-- begin --

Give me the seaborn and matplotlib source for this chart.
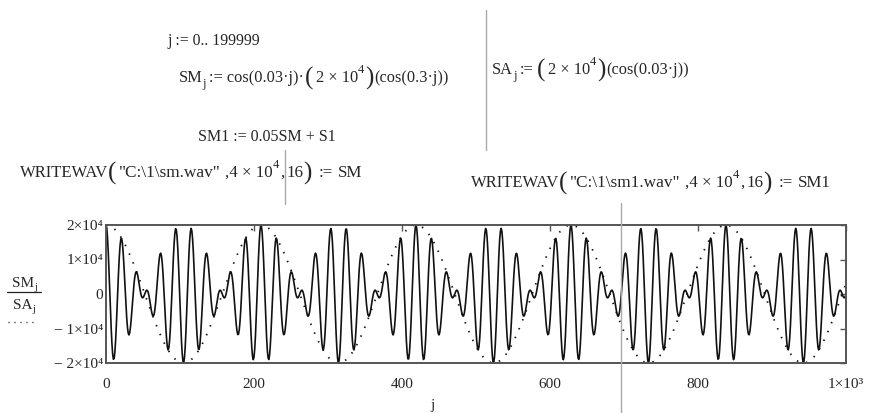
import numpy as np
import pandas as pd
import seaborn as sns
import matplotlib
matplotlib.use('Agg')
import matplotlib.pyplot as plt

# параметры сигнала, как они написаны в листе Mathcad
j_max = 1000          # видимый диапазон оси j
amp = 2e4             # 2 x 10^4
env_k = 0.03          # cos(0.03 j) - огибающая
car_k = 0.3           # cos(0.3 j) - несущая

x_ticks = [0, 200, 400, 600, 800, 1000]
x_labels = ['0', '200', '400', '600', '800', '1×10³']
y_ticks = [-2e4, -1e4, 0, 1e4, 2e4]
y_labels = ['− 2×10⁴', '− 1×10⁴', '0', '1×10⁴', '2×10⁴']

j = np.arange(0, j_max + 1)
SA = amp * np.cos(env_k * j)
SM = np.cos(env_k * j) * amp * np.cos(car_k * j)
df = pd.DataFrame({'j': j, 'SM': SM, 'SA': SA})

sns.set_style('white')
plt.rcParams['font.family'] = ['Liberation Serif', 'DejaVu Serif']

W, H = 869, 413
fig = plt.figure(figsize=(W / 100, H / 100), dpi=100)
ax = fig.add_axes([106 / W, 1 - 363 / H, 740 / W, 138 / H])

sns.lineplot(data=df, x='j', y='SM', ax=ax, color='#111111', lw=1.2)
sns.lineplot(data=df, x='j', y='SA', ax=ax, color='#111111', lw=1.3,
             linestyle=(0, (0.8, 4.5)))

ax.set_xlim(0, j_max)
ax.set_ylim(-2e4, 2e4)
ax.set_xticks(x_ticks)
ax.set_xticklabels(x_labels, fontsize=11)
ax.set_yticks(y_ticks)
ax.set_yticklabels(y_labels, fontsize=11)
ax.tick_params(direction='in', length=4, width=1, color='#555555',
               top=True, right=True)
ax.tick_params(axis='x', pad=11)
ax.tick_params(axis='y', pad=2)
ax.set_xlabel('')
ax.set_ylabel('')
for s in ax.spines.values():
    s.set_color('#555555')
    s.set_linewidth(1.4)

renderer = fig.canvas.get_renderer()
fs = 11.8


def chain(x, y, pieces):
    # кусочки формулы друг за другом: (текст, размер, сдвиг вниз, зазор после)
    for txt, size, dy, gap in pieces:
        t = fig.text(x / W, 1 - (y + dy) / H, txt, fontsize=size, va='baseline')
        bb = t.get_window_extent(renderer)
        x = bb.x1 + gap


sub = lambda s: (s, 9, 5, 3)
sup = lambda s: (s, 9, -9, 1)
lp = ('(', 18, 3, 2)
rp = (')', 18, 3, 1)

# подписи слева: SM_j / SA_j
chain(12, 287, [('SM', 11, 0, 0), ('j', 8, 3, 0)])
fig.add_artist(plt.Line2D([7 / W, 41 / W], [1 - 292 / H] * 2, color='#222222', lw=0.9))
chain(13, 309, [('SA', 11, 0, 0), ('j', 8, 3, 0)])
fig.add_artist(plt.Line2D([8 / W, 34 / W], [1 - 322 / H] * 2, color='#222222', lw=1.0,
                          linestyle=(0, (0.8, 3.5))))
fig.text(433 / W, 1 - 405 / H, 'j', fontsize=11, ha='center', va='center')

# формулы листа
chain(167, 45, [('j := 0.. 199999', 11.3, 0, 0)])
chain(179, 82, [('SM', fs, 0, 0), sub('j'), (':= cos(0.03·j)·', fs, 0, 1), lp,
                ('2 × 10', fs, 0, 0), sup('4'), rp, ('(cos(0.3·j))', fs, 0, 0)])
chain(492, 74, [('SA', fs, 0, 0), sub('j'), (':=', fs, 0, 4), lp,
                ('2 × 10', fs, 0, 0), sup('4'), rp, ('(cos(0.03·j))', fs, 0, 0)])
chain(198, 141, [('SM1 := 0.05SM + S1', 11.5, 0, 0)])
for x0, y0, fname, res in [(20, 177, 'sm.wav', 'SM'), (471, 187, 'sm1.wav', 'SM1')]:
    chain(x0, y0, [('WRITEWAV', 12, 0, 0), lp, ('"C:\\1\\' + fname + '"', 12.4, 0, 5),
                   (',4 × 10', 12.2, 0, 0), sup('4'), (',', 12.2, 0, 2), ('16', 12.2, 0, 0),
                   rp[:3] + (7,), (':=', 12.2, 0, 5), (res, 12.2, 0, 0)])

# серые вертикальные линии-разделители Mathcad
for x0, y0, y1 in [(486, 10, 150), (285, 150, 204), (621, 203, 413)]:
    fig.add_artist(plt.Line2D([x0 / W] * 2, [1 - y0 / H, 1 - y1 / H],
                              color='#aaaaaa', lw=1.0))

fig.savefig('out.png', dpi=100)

-- end --

Required task:
Without including any picture, repeat the data exactly.

Reply to the task:
Give me the seaborn and matplotlib source for this chart.
import numpy as np
import pandas as pd
import seaborn as sns
import matplotlib
matplotlib.use('Agg')
import matplotlib.pyplot as plt

# параметры сигнала, как они написаны в листе Mathcad
j_max = 1000          # видимый диапазон оси j
amp = 2e4             # 2 x 10^4
env_k = 0.03          # cos(0.03 j) - огибающая
car_k = 0.3           # cos(0.3 j) - несущая

x_ticks = [0, 200, 400, 600, 800, 1000]
x_labels = ['0', '200', '400', '600', '800', '1×10³']
y_ticks = [-2e4, -1e4, 0, 1e4, 2e4]
y_labels = ['− 2×10⁴', '− 1×10⁴', '0', '1×10⁴', '2×10⁴']

j = np.arange(0, j_max + 1)
SA = amp * np.cos(env_k * j)
SM = np.cos(env_k * j) * amp * np.cos(car_k * j)
df = pd.DataFrame({'j': j, 'SM': SM, 'SA': SA})

sns.set_style('white')
plt.rcParams['font.family'] = ['Liberation Serif', 'DejaVu Serif']

W, H = 869, 413
fig = plt.figure(figsize=(W / 100, H / 100), dpi=100)
ax = fig.add_axes([106 / W, 1 - 363 / H, 740 / W, 138 / H])

sns.lineplot(data=df, x='j', y='SM', ax=ax, color='#111111', lw=1.2)
sns.lineplot(data=df, x='j', y='SA', ax=ax, color='#111111', lw=1.3,
             linestyle=(0, (0.8, 4.5)))

ax.set_xlim(0, j_max)
ax.set_ylim(-2e4, 2e4)
ax.set_xticks(x_ticks)
ax.set_xticklabels(x_labels, fontsize=11)
ax.set_yticks(y_ticks)
ax.set_yticklabels(y_labels, fontsize=11)
ax.tick_params(direction='in', length=4, width=1, color='#555555',
               top=True, right=True)
ax.tick_params(axis='x', pad=11)
ax.tick_params(axis='y', pad=2)
ax.set_xlabel('')
ax.set_ylabel('')
for s in ax.spines.values():
    s.set_color('#555555')
    s.set_linewidth(1.4)

renderer = fig.canvas.get_renderer()
fs = 11.8


def chain(x, y, pieces):
    # кусочки формулы друг за другом: (текст, размер, сдвиг вниз, зазор после)
    for txt, size, dy, gap in pieces:
        t = fig.text(x / W, 1 - (y + dy) / H, txt, fontsize=size, va='baseline')
        bb = t.get_window_extent(renderer)
        x = bb.x1 + gap


sub = lambda s: (s, 9, 5, 3)
sup = lambda s: (s, 9, -9, 1)
lp = ('(', 18, 3, 2)
rp = (')', 18, 3, 1)

# подписи слева: SM_j / SA_j
chain(12, 287, [('SM', 11, 0, 0), ('j', 8, 3, 0)])
fig.add_artist(plt.Line2D([7 / W, 41 / W], [1 - 292 / H] * 2, color='#222222', lw=0.9))
chain(13, 309, [('SA', 11, 0, 0), ('j', 8, 3, 0)])
fig.add_artist(plt.Line2D([8 / W, 34 / W], [1 - 322 / H] * 2, color='#222222', lw=1.0,
                          linestyle=(0, (0.8, 3.5))))
fig.text(433 / W, 1 - 405 / H, 'j', fontsize=11, ha='center', va='center')

# формулы листа
chain(167, 45, [('j := 0.. 199999', 11.3, 0, 0)])
chain(179, 82, [('SM', fs, 0, 0), sub('j'), (':= cos(0.03·j)·', fs, 0, 1), lp,
                ('2 × 10', fs, 0, 0), sup('4'), rp, ('(cos(0.3·j))', fs, 0, 0)])
chain(492, 74, [('SA', fs, 0, 0), sub('j'), (':=', fs, 0, 4), lp,
                ('2 × 10', fs, 0, 0), sup('4'), rp, ('(cos(0.03·j))', fs, 0, 0)])
chain(198, 141, [('SM1 := 0.05SM + S1', 11.5, 0, 0)])
for x0, y0, fname, res in [(20, 177, 'sm.wav', 'SM'), (471, 187, 'sm1.wav', 'SM1')]:
    chain(x0, y0, [('WRITEWAV', 12, 0, 0), lp, ('"C:\\1\\' + fname + '"', 12.4, 0, 5),
                   (',4 × 10', 12.2, 0, 0), sup('4'), (',', 12.2, 0, 2), ('16', 12.2, 0, 0),
                   rp[:3] + (7,), (':=', 12.2, 0, 5), (res, 12.2, 0, 0)])

# серые вертикальные линии-разделители Mathcad
for x0, y0, y1 in [(486, 10, 150), (285, 150, 204), (621, 203, 413)]:
    fig.add_artist(plt.Line2D([x0 / W] * 2, [1 - y0 / H, 1 - y1 / H],
                              color='#aaaaaa', lw=1.0))

fig.savefig('out.png', dpi=100)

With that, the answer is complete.